No livro e no filme, perguntamos a nós mesmos, bem lá no fundo, se não somos todos o Kichijiro. O que faríamos se estivéssemos lá? Porque, numa sociedade livre e no conforto, é fácil ser herói a partir de fora. Mas, quando se está dentro, quem está verdadeiramente preparado para ser realmente herói, isto é, digno em circunstâncias nas quais a alternativa é "abjurar" ou ser morto? Não apenas em relação à fé religiosa, mas em relação à defesa da dignidade humana pura e simplesmente? Quem nunca renegou?
3. Ele há a tortura física, ele há a tortura psicológica, mas a mais terrível é a tortura da consciência. É a ela que o padre Rodrigues é submetido.

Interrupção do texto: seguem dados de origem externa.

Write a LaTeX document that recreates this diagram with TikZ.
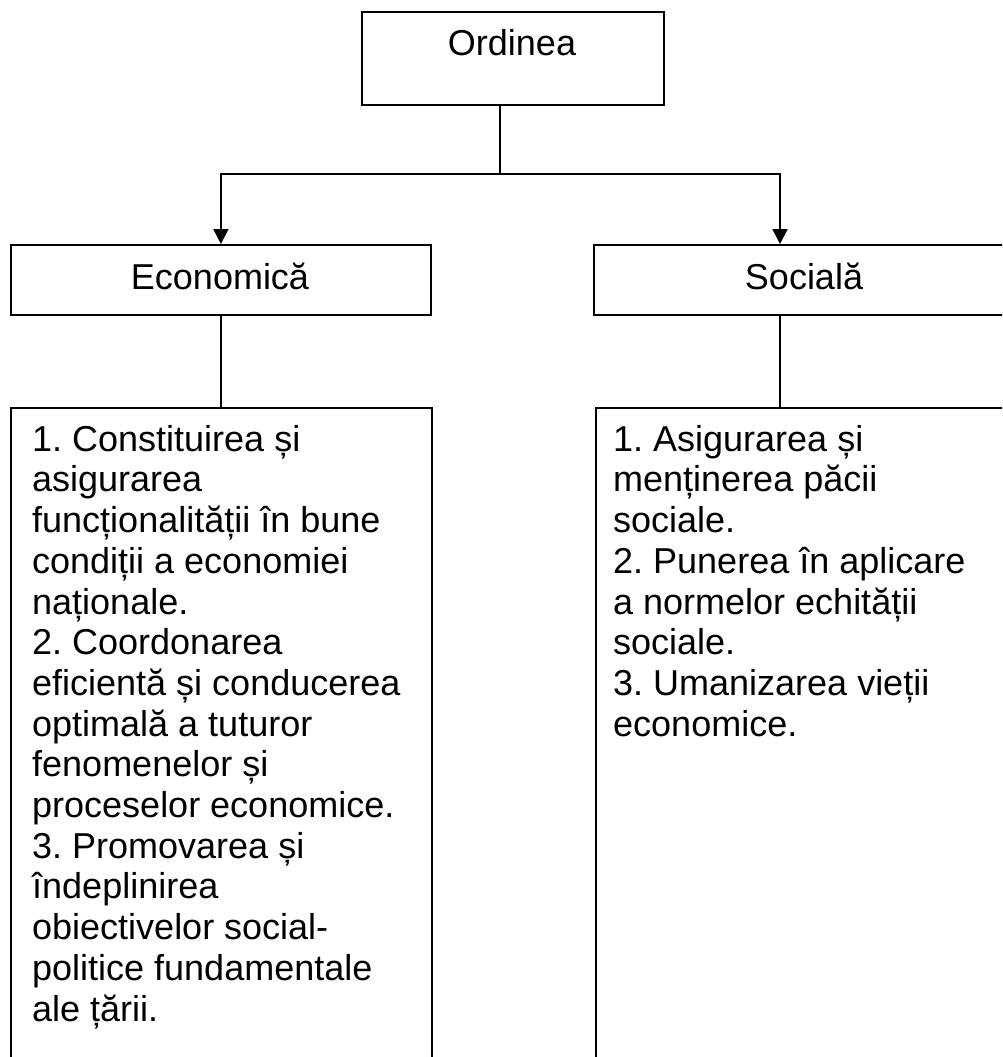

Apanhado, no meio de tanto horror, esmagado pelo cansaço, rasgado pela noite da dor, mas fiel à sua missão e à fé, tudo indica que estava disposto a dar a vida no martírio. Mas as autoridades japonesas não querem mártires, querem que os católicos e sobretudo os padres reneguem publicamente, calcando um ícone com as imagens de Cristo e da Virgem. Assim, numa chantagem estudada e num cinismo requintadamente depurado, começa o inquisidor, com a ajuda do ex-padre Ferreira, a torturar-lhe a consciência, dizendo-lhe que, se fosse um padre a sério, faria como Cristo, dando a vida pelos outros, e que não é nada, trata-se apenas de uma formalidade, pois até pode continuar no seu íntimo a professar a fé e, sobretudo, que, se calcar, aqueles cristãos que gritam de dor serão libertados.

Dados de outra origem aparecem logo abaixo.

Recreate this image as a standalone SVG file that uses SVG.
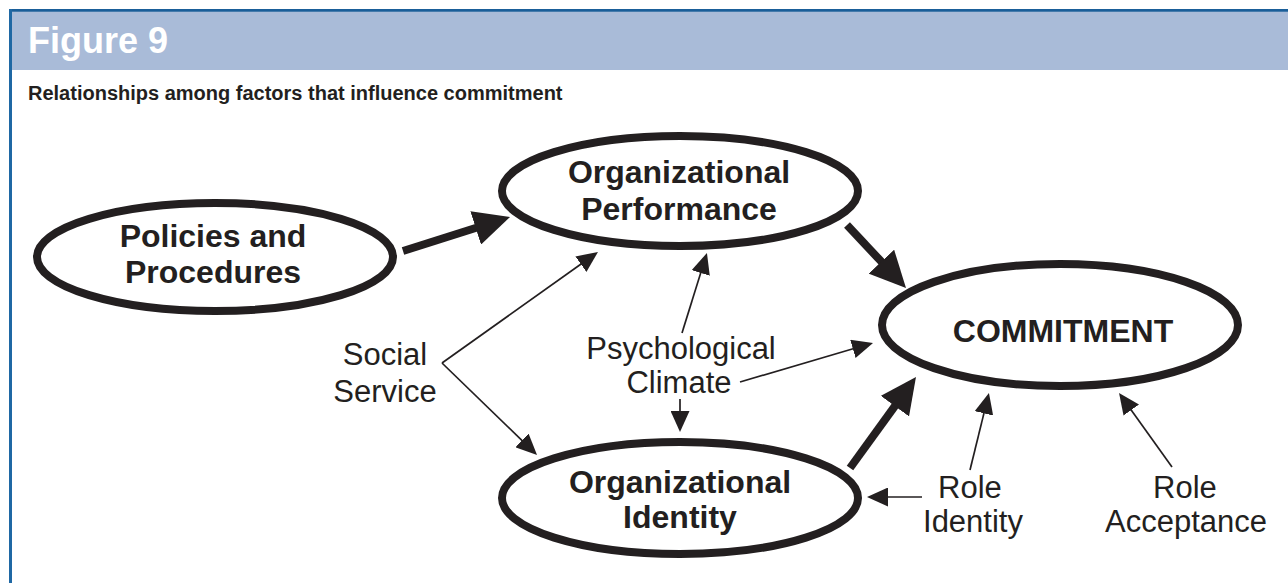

É claro que, subjectivamente, se calcar, entendemo-lo e Deus também. E objectivamente? Ele acaba por ouvir uma "fala" de Cristo, o calcado, o pisado da História por causa dos outros e quebrando o silêncio: "Pisa-me." E ele, atenazado, ouvindo o grito dos que Cristo mandou amar, pisou, caindo em abraço terno ao Cristo calcado. Um mártir da consciência torturada a favor dos irmãos. A mulher japonesa, que lhe foi dada pelas autoridades, entendeu e, com ele já no féretro, deixou escorregar secretamente para dentro um pequeno crucifixo (este final é só do filme).
4. Eram tempos de miséria no Japão. A perseguição foi também causada pelo receio da classe dominante frente à dinâmica democratizante do Evangelho, respondeu-me uma vez no Japão um japonês. Receio acrescentado por a religião poder ser a porta aberta a imperialismos ocidentais.
Evidentemente, o cristianismo precisa de ser inculturado. Como acaba de dizer o padre Adolfo Nicolás, ex-superior-geral dos jesuítas: "Na Ásia, não há evangelização possível sem alianças com o budismo e o shintoísmo."